In de zomer van 2010 dirigeerde de Italiaanse maestro (toen dus 77) een productie in Lucerne van Beethovens enige opera Fidelio. Met het festivalorkest stond hem een uitmuntende groep musici ter beschikking en ook de rollen waren bezet met artiesten van de hoogste orde. Wat Abbado vervolgens met al die kwaliteiten samensmeedde, is oorstrelend mooi. De live-opname die Decca heeft uitgegeven, sprankelt van vitaliteit.
Abbado presteert het om in werkelijk iedere scène het onderste uit de kan te halen. Met bijzonder flexibele tempi, een uiterst transparant en uitgebalanceerd klankbeeld en een uitgebreid palet aan verfijnde articulaties treft hij iedere passage recht in het hart en spreekt hij continu krachtig tot de verbeelding.
In de intro voor het bekende kwartet ‘Mir ist so wunderbar’ laten de zoete strijkersstrelingen je bijvoorbeeld recht in Marzellines hart kijken. En bij Pizarro’s eerste aria zet Abbado in een paar maten het dreigende karakter van de gouverneur neer, net als dat je bij aanvang van de tweede akte in een paar tellen weet waar je je bevindt. En dat zijn maar enkele voorbeelden. Want in feite is de opname één lange aaneenrijging van voortreffelijke operamuziek.
Fidelio was nooit mijn favoriete opera, maar met Abbado aan het roer rest me maar één ding en dat is als een blok voor het drama te vallen. De meester geeft de opera zo fijnmazig en sprekend gestalte, dat iedere intentie van Beethoven in zijn volle schoonheid voor het voetlicht komt.
De cast verdient eveneens volop hulde. Jonas Kaufmann is (uiteraard, zou je haast zeggen) een perfecte Florestan. Hij heeft hét heroïsche tenorgeluid van dit moment en gebruikt dat indrukwekkende instrument op buitengewoon muzikale wijze. Zijn eindeloze, door merg en been gaande crescendo op ‘Gott’ bij de opening van zijn eerste scène zegt genoeg voor zijn hele optreden.
Ook Nina Stemme past haar rol (Leonore) als gegoten.
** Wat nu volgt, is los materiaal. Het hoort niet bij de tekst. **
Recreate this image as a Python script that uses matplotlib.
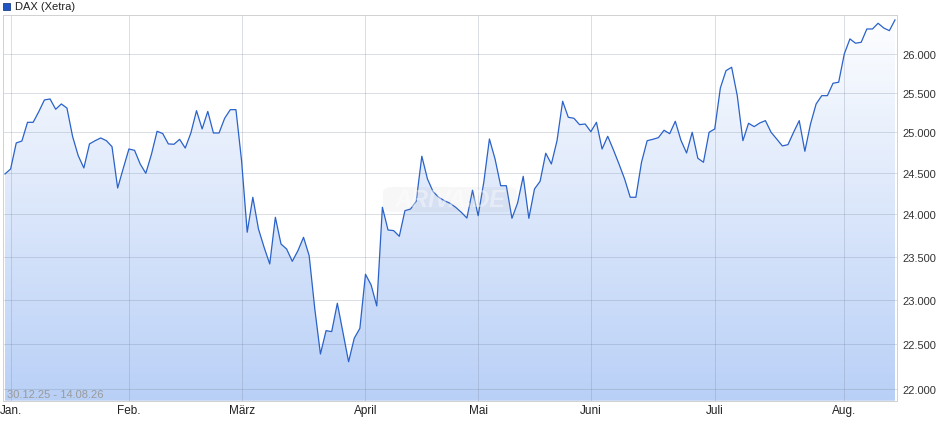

Ze verklankt voortreffelijk zowel de krachtige, ‘mannelijke’ kant van haar karakter als de angstige, onzekere zijde. Ik zou niet weten wat er beter kon.
Mijn achting voor Falk Struckmann stijgt alleen maar met zijn vertolking van Don Pizarro. Hij zingt imposant en zeer tekstbewust. Christof Fischesser is verder een uitstekende Rocco en Peter Mattei geeft de finale extra body met zijn waardige, gedragen Don Fernando.
Mocht het nog niet duidelijk zijn: dit is een aanrader.